Restate, exactly and without pictures, the lines from the start of the listing below through the line holding "import numpy as np".

# [Data in this exercise]
==========
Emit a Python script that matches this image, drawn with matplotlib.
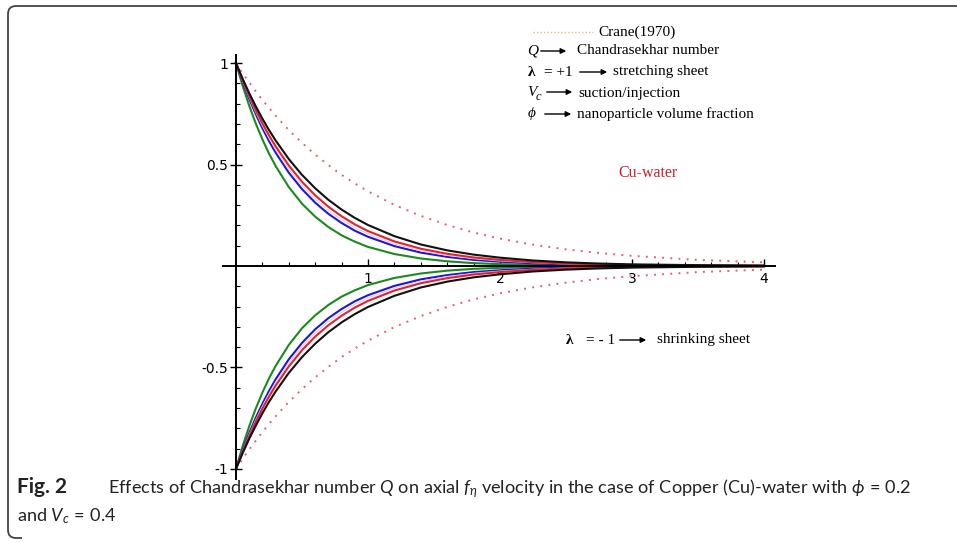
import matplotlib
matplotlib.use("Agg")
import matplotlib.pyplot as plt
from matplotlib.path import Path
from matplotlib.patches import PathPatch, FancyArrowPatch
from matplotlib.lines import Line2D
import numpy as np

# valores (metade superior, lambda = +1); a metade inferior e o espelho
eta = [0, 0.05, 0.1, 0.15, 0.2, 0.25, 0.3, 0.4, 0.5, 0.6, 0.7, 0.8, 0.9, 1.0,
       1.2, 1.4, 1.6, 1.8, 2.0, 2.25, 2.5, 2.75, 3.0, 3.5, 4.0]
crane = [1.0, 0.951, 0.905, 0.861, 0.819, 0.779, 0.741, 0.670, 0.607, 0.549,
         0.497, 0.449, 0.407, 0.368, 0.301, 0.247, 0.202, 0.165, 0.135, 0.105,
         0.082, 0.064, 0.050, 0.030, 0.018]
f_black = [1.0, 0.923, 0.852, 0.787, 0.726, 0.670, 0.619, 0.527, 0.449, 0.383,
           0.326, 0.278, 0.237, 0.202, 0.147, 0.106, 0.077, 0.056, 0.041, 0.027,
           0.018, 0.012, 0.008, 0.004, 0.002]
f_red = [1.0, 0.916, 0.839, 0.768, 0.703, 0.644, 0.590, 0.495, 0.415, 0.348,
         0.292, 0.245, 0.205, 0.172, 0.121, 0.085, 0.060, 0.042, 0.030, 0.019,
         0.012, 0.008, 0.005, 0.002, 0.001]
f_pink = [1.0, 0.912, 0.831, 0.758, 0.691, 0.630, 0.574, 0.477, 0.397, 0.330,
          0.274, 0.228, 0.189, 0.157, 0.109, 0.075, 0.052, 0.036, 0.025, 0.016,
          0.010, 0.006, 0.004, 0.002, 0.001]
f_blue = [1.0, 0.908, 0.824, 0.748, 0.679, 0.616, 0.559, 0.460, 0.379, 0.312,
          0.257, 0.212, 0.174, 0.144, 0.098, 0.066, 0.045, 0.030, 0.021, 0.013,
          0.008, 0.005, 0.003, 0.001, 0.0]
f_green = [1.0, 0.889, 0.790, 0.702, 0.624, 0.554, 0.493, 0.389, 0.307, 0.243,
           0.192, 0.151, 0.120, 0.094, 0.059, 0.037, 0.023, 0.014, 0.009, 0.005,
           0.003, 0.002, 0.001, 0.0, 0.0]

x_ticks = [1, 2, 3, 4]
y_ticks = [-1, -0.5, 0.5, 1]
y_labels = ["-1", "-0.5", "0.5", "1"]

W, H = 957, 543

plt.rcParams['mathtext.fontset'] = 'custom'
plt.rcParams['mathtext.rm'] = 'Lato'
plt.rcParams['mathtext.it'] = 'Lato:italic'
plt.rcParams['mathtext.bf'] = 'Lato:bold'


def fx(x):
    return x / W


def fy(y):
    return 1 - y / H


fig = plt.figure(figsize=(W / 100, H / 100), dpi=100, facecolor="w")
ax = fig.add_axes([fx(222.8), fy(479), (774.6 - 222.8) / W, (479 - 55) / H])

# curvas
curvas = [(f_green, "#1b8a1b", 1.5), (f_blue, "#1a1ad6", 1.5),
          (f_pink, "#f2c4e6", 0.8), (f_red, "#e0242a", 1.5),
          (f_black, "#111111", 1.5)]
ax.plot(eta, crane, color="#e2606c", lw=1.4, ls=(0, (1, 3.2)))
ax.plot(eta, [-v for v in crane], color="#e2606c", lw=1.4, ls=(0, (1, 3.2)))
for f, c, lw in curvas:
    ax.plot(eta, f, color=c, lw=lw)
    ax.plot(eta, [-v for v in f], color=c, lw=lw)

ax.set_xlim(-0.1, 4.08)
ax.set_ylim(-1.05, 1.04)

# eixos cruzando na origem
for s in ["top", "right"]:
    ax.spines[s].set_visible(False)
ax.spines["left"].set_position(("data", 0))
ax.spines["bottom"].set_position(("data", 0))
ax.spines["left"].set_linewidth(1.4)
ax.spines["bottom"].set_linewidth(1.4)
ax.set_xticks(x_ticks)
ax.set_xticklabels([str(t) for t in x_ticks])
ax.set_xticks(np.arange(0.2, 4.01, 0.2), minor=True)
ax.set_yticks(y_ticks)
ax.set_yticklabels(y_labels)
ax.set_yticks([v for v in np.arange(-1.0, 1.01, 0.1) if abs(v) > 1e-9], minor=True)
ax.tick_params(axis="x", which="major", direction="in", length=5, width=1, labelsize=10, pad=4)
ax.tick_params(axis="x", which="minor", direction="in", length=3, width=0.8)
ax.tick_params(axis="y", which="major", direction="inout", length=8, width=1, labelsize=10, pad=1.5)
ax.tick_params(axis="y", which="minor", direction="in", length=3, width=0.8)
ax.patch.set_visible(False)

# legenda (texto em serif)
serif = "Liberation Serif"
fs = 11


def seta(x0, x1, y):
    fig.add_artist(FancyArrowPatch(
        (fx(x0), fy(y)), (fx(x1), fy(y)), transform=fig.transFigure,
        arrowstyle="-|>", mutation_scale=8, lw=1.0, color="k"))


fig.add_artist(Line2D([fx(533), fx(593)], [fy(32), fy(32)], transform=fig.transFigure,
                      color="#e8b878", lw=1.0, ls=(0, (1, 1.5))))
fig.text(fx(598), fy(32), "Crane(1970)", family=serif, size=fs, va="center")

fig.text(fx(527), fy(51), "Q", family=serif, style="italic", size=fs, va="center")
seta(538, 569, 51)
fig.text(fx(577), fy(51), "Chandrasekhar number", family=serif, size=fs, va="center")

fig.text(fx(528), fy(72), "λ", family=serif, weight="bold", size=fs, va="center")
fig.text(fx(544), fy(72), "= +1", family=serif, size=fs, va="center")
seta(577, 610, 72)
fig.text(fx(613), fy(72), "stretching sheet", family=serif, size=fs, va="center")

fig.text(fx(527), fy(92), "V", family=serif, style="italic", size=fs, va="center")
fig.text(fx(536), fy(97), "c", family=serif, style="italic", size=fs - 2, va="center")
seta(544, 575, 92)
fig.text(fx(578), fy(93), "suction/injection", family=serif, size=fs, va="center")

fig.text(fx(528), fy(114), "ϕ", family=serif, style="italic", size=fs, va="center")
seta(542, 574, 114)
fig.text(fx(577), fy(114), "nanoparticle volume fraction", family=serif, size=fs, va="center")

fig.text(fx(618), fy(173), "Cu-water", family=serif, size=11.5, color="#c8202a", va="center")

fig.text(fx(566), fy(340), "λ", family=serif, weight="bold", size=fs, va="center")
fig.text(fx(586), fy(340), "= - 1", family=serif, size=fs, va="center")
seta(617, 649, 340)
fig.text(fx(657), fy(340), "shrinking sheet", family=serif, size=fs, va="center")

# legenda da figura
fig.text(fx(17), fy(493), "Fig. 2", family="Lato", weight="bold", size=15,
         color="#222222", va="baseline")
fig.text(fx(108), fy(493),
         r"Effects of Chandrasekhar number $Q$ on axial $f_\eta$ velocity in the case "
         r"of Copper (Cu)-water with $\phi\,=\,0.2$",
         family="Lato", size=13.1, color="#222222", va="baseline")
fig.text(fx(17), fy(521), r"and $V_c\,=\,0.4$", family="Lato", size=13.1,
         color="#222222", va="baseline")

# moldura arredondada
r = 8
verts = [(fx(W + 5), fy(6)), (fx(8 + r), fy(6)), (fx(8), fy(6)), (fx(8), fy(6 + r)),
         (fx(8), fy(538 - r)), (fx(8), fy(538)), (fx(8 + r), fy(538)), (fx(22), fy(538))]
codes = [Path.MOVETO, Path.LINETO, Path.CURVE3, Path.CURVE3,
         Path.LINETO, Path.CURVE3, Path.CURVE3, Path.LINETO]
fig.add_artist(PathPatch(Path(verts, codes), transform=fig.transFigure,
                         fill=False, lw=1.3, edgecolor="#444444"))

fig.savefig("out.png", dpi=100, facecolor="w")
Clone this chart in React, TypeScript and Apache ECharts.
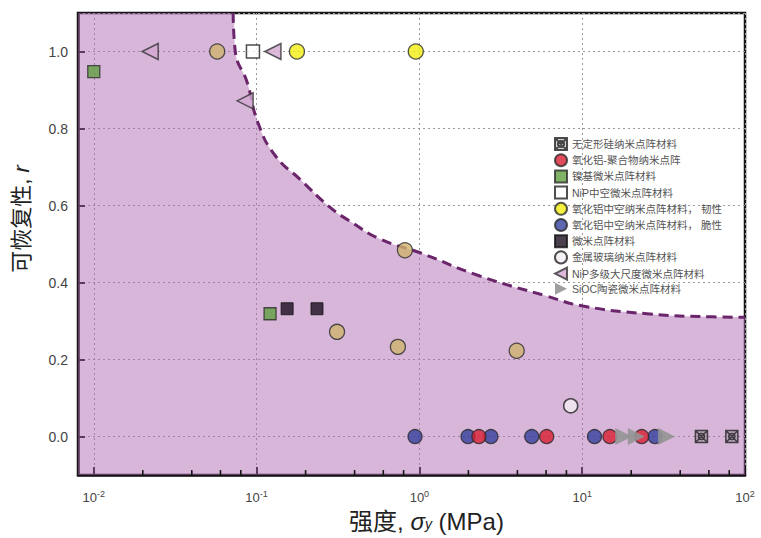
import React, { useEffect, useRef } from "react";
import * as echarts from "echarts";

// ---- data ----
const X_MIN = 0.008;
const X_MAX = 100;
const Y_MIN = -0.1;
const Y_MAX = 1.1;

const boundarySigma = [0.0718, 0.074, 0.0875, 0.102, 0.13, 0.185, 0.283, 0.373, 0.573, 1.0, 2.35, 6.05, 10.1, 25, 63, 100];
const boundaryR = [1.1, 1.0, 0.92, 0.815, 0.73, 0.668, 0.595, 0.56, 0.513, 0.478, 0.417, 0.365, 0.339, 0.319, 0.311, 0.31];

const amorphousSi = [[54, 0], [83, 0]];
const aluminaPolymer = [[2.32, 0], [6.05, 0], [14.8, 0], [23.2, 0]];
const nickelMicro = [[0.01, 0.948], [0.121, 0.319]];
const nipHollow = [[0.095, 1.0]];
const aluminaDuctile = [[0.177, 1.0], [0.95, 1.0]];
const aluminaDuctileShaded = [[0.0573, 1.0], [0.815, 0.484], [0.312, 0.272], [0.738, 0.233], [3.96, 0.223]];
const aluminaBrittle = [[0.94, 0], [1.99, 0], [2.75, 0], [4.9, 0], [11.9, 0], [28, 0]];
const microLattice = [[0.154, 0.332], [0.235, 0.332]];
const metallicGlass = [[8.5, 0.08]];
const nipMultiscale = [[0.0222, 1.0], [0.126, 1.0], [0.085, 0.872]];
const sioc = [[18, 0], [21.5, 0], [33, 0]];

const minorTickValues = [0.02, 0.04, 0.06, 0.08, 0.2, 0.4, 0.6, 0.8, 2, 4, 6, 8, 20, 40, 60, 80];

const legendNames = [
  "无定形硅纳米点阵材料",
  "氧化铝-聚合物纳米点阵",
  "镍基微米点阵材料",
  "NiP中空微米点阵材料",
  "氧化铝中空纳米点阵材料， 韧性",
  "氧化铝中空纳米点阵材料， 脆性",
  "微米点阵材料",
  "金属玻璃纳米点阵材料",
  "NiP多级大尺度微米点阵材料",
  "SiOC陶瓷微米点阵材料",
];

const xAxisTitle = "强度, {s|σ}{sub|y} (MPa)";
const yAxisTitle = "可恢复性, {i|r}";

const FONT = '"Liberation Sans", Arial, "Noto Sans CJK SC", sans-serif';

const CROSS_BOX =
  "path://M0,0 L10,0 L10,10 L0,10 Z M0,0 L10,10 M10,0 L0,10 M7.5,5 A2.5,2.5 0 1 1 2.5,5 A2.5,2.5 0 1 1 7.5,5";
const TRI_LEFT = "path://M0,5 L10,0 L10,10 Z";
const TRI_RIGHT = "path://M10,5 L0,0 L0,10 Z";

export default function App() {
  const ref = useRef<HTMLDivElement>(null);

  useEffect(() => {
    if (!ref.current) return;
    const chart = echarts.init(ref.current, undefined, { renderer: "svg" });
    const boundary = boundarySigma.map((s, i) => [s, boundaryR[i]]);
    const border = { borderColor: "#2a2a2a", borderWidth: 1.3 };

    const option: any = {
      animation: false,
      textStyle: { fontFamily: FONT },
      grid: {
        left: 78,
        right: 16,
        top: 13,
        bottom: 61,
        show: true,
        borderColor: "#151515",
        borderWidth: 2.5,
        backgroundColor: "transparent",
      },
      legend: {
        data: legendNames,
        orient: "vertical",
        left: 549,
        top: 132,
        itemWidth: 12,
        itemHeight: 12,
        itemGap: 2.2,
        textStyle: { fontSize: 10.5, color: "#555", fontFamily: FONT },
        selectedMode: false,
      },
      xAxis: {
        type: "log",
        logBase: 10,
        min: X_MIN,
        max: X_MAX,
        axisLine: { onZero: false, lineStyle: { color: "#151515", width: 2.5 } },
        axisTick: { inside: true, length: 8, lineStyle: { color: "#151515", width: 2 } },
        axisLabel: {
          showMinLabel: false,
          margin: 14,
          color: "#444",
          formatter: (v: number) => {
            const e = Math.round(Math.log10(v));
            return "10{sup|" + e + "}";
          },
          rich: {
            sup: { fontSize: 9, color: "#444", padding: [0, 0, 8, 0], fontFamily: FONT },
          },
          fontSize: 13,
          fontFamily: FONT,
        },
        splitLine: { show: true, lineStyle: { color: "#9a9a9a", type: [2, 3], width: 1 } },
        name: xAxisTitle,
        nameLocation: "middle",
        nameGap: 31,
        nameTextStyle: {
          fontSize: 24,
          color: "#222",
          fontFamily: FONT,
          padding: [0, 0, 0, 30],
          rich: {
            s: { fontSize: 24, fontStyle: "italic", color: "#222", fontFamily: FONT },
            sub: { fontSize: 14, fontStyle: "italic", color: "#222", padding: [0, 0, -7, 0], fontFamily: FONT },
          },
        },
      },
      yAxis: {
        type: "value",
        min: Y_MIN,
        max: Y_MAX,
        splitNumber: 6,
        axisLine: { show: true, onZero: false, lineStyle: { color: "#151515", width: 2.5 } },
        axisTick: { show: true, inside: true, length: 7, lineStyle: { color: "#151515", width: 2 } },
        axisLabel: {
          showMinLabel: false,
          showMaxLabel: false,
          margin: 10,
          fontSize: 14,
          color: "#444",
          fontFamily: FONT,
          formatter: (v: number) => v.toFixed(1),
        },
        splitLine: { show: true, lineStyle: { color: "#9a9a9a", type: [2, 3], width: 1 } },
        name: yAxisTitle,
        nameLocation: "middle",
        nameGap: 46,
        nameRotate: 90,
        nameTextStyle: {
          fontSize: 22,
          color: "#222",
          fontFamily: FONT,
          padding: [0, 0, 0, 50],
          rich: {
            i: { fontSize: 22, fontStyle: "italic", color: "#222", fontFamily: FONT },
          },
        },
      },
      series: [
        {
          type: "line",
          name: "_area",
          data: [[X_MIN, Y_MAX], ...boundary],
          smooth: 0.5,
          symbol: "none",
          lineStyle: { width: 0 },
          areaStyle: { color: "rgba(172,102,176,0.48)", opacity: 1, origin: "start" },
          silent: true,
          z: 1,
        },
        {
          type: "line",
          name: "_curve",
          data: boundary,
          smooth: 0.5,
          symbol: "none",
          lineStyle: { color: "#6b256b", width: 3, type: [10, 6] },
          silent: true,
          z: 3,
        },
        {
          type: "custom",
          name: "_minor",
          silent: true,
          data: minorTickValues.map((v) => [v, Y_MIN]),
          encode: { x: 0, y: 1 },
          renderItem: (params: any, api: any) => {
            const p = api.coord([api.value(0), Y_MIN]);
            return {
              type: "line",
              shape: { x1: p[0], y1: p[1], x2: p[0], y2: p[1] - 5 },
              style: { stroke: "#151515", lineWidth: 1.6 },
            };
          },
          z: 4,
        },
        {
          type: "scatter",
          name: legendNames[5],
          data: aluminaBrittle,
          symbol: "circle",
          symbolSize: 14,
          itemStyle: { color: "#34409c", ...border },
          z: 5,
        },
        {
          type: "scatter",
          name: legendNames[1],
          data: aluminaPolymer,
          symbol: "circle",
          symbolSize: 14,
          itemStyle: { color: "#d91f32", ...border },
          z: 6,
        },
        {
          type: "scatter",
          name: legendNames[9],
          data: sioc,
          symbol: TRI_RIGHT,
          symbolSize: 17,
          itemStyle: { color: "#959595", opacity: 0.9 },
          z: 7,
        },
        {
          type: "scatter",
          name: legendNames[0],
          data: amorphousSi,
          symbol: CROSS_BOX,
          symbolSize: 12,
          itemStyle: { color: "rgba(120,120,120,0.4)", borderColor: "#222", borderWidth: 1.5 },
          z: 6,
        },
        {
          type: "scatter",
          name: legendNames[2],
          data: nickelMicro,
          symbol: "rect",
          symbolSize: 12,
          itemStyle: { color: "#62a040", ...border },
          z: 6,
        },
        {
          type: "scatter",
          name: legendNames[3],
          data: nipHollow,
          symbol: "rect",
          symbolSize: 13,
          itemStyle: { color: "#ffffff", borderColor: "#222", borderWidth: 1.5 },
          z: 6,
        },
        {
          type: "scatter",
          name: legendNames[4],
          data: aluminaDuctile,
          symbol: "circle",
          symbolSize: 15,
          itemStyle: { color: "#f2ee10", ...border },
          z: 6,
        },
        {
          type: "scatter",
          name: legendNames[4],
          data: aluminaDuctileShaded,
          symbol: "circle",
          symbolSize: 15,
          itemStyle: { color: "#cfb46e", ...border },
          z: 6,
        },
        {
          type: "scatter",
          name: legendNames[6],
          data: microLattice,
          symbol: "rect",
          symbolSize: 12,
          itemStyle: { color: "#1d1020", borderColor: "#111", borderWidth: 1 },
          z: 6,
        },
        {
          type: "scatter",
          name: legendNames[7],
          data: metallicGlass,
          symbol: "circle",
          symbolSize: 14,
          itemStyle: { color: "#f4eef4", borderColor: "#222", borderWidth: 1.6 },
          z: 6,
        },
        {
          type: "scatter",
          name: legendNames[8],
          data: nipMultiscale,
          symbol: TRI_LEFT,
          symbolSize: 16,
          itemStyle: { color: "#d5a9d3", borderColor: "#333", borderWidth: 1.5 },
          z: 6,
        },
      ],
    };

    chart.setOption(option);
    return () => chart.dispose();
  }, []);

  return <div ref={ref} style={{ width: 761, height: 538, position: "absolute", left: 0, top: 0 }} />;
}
==========
# [Result for this task]
Emit a Python script that matches this image, drawn with matplotlib.
import matplotlib
matplotlib.use("Agg")
import matplotlib.pyplot as plt
from matplotlib.path import Path
from matplotlib.patches import PathPatch, FancyArrowPatch
from matplotlib.lines import Line2D
import numpy as np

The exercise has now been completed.